Written problem: Quote exactly the lines between the line containing "Write the matplotlib code for this chart." and the line containing "2.27, 2.27, 2.03, 1.72, 1.65, 1.65]", counting those two lines as part of the range. Leave the rest out.

======== Dataset records

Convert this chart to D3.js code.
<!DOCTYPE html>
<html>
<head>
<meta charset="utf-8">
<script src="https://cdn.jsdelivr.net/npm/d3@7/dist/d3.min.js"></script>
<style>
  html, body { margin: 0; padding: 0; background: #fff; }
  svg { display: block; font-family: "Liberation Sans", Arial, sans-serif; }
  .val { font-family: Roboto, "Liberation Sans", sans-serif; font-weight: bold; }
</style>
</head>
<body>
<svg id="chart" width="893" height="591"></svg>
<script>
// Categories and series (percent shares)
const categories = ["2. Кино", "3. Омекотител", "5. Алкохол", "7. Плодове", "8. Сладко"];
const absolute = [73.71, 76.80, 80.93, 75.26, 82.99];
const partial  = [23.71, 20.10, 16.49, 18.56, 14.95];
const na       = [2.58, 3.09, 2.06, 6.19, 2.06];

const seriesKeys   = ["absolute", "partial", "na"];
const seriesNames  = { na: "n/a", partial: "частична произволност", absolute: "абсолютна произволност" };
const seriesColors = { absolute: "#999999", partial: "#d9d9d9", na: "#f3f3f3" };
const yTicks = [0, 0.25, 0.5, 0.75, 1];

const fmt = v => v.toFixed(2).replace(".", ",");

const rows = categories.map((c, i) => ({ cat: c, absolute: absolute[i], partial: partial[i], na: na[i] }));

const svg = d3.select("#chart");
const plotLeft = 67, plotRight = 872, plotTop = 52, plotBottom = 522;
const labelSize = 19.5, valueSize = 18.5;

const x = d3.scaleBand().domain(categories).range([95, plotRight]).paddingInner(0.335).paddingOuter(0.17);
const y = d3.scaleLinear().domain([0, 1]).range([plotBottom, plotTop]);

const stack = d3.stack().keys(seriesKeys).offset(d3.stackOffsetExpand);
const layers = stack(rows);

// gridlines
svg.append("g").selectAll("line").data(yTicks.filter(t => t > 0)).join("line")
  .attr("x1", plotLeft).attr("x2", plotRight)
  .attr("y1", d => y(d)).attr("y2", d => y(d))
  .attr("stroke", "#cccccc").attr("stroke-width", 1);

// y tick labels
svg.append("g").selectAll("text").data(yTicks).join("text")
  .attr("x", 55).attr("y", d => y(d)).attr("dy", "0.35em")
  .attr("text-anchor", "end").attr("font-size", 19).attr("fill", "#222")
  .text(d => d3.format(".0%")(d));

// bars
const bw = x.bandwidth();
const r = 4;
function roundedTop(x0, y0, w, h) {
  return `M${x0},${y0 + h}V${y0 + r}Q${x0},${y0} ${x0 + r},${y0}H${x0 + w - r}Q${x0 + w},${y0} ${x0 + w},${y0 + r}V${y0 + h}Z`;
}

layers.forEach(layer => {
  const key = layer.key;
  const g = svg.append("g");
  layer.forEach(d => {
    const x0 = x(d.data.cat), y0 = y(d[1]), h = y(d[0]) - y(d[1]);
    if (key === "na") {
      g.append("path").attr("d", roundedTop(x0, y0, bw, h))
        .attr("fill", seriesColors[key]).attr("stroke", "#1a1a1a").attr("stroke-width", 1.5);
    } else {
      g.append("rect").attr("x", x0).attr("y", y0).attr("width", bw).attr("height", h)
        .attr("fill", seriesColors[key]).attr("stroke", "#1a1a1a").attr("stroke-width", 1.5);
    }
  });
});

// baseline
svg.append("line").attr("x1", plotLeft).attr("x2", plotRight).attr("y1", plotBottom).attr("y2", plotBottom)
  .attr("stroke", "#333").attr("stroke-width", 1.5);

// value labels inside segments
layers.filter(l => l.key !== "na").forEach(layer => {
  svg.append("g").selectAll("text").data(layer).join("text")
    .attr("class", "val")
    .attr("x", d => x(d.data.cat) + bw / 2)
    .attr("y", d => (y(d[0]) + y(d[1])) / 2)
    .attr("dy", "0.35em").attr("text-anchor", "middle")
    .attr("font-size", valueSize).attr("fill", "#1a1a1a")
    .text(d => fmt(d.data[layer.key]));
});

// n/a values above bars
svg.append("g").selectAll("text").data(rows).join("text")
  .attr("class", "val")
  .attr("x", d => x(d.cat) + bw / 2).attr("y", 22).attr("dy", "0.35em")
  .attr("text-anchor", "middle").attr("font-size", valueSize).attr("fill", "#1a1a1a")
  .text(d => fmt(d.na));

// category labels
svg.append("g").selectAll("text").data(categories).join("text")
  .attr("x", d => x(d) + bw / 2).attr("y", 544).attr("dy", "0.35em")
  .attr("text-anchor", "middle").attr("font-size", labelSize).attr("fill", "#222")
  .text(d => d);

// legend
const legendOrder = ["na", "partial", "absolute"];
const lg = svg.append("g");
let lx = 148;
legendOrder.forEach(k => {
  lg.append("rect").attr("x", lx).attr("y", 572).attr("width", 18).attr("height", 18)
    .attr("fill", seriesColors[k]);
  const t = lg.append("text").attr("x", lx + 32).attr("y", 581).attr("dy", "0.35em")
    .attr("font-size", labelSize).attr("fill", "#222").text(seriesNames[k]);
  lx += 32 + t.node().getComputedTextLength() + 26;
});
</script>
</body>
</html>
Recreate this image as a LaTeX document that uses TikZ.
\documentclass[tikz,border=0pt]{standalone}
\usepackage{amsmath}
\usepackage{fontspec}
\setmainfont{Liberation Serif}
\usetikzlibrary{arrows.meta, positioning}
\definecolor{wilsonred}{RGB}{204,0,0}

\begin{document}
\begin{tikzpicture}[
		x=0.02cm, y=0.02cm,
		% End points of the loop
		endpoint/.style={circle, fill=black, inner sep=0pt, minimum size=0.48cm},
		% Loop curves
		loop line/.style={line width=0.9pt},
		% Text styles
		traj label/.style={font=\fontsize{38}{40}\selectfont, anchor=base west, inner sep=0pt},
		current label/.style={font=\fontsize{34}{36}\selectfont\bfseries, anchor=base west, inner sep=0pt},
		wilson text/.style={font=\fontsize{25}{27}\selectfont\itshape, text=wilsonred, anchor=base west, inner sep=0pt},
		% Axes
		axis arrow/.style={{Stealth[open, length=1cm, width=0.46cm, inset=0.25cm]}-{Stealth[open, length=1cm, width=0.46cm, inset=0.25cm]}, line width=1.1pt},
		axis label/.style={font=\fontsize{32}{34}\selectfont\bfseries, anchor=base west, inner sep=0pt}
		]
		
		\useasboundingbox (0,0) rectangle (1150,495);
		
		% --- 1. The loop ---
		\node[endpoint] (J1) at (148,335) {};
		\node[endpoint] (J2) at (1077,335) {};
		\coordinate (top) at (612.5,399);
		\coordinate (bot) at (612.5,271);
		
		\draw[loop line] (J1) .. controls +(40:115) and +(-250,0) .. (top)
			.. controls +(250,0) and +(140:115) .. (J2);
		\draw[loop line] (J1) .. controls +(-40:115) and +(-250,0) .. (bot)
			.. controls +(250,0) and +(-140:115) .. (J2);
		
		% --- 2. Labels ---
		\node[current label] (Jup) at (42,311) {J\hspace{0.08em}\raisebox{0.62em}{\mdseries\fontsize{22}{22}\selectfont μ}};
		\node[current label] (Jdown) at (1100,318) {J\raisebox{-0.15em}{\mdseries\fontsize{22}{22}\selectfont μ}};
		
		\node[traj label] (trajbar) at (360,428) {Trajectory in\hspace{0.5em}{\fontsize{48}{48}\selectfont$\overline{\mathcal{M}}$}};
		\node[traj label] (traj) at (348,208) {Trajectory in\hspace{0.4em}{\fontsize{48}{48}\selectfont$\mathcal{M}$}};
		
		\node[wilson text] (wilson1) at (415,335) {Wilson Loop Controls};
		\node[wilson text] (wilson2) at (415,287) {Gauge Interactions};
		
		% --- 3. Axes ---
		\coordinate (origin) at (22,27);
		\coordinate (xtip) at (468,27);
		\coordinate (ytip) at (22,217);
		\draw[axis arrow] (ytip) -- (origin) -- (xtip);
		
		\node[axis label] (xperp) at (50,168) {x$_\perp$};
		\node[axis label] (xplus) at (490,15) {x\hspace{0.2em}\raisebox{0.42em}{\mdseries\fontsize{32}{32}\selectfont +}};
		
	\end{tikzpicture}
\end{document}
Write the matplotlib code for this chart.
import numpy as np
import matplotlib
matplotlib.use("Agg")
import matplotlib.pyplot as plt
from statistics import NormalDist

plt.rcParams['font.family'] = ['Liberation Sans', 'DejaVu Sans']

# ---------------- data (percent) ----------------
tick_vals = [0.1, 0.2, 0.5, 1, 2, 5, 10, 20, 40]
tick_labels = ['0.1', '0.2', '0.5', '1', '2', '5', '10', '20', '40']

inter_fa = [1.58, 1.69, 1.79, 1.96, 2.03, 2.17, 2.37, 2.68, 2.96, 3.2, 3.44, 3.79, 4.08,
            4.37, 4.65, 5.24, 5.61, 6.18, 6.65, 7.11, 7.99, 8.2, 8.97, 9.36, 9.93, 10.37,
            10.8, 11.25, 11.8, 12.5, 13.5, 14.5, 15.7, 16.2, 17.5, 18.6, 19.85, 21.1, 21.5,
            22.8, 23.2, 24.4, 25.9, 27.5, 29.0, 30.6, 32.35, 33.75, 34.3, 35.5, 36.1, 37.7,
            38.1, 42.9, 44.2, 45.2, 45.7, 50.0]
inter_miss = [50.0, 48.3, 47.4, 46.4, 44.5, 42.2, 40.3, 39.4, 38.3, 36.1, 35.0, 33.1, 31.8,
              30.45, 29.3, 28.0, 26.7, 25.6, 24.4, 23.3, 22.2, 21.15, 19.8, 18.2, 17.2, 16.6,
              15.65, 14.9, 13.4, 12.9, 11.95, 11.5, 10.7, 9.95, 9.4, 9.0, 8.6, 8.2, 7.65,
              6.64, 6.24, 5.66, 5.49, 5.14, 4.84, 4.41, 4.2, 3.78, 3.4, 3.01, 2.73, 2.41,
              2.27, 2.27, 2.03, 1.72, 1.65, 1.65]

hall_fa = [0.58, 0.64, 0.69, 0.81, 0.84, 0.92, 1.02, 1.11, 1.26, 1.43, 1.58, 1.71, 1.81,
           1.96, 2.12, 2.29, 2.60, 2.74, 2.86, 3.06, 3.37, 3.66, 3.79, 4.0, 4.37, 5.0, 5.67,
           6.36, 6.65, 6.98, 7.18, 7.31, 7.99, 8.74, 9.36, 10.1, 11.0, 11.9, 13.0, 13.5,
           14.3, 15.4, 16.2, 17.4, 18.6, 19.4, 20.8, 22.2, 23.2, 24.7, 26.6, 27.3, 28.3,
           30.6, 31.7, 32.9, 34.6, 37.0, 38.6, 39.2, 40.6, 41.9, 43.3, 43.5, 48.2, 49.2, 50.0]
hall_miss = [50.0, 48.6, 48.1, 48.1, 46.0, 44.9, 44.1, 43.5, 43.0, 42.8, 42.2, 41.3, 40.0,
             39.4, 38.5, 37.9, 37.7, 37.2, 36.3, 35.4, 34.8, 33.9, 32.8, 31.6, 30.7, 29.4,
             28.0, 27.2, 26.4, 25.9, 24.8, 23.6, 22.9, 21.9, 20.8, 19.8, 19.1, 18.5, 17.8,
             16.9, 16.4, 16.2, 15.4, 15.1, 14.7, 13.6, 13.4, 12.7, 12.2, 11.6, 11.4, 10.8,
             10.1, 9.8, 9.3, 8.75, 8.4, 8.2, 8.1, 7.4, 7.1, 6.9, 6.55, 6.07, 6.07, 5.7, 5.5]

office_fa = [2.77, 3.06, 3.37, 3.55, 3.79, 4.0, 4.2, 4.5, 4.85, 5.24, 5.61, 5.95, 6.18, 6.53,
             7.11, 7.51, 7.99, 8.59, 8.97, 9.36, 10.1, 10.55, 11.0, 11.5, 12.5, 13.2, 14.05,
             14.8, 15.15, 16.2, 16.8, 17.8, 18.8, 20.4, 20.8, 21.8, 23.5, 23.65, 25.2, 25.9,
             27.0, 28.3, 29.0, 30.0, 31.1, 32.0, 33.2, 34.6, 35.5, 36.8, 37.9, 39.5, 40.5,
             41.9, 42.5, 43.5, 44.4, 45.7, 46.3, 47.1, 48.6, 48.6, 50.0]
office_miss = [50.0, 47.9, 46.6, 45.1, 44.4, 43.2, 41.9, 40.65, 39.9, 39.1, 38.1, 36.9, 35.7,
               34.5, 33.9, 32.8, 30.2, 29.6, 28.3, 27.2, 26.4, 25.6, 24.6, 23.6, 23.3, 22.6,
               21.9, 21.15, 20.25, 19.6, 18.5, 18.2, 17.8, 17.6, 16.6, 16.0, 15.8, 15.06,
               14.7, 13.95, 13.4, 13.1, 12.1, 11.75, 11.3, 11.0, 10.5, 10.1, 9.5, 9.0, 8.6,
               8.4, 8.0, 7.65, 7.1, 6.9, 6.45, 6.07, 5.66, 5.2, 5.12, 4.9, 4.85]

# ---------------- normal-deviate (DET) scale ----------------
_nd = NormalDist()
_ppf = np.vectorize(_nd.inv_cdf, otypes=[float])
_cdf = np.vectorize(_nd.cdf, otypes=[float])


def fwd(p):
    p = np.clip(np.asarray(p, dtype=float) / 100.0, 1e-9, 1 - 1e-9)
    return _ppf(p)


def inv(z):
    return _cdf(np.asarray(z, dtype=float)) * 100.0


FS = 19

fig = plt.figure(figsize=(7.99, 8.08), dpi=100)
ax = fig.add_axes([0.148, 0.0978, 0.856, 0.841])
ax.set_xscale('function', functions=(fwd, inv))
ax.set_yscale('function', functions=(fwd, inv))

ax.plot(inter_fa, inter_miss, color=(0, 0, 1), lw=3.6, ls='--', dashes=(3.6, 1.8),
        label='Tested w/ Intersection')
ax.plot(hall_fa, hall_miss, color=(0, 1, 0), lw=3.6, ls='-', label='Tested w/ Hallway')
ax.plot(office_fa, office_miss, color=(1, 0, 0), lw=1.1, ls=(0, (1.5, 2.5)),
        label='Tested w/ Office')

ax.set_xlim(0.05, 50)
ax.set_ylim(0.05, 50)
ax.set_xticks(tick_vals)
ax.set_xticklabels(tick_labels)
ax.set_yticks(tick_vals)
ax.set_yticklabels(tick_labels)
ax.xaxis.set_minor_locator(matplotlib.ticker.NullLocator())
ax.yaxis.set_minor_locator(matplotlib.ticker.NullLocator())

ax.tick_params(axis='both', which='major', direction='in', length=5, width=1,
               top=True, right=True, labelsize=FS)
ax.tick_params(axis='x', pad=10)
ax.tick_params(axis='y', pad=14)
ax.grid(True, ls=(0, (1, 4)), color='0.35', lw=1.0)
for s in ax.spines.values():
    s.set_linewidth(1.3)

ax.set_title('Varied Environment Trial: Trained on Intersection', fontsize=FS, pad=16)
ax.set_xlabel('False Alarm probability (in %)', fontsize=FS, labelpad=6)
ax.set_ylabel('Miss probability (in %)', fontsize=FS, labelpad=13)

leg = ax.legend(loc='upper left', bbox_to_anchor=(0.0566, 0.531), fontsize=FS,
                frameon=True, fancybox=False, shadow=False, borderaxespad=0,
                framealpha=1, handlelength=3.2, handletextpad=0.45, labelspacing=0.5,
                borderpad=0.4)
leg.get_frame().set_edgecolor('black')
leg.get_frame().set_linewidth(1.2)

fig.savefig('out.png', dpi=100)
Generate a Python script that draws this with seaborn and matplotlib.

================

Finished answer:
Write the matplotlib code for this chart.
import numpy as np
import matplotlib
matplotlib.use("Agg")
import matplotlib.pyplot as plt
from statistics import NormalDist

plt.rcParams['font.family'] = ['Liberation Sans', 'DejaVu Sans']

# ---------------- data (percent) ----------------
tick_vals = [0.1, 0.2, 0.5, 1, 2, 5, 10, 20, 40]
tick_labels = ['0.1', '0.2', '0.5', '1', '2', '5', '10', '20', '40']

inter_fa = [1.58, 1.69, 1.79, 1.96, 2.03, 2.17, 2.37, 2.68, 2.96, 3.2, 3.44, 3.79, 4.08,
            4.37, 4.65, 5.24, 5.61, 6.18, 6.65, 7.11, 7.99, 8.2, 8.97, 9.36, 9.93, 10.37,
            10.8, 11.25, 11.8, 12.5, 13.5, 14.5, 15.7, 16.2, 17.5, 18.6, 19.85, 21.1, 21.5,
            22.8, 23.2, 24.4, 25.9, 27.5, 29.0, 30.6, 32.35, 33.75, 34.3, 35.5, 36.1, 37.7,
            38.1, 42.9, 44.2, 45.2, 45.7, 50.0]
inter_miss = [50.0, 48.3, 47.4, 46.4, 44.5, 42.2, 40.3, 39.4, 38.3, 36.1, 35.0, 33.1, 31.8,
              30.45, 29.3, 28.0, 26.7, 25.6, 24.4, 23.3, 22.2, 21.15, 19.8, 18.2, 17.2, 16.6,
              15.65, 14.9, 13.4, 12.9, 11.95, 11.5, 10.7, 9.95, 9.4, 9.0, 8.6, 8.2, 7.65,
              6.64, 6.24, 5.66, 5.49, 5.14, 4.84, 4.41, 4.2, 3.78, 3.4, 3.01, 2.73, 2.41,
              2.27, 2.27, 2.03, 1.72, 1.65, 1.65]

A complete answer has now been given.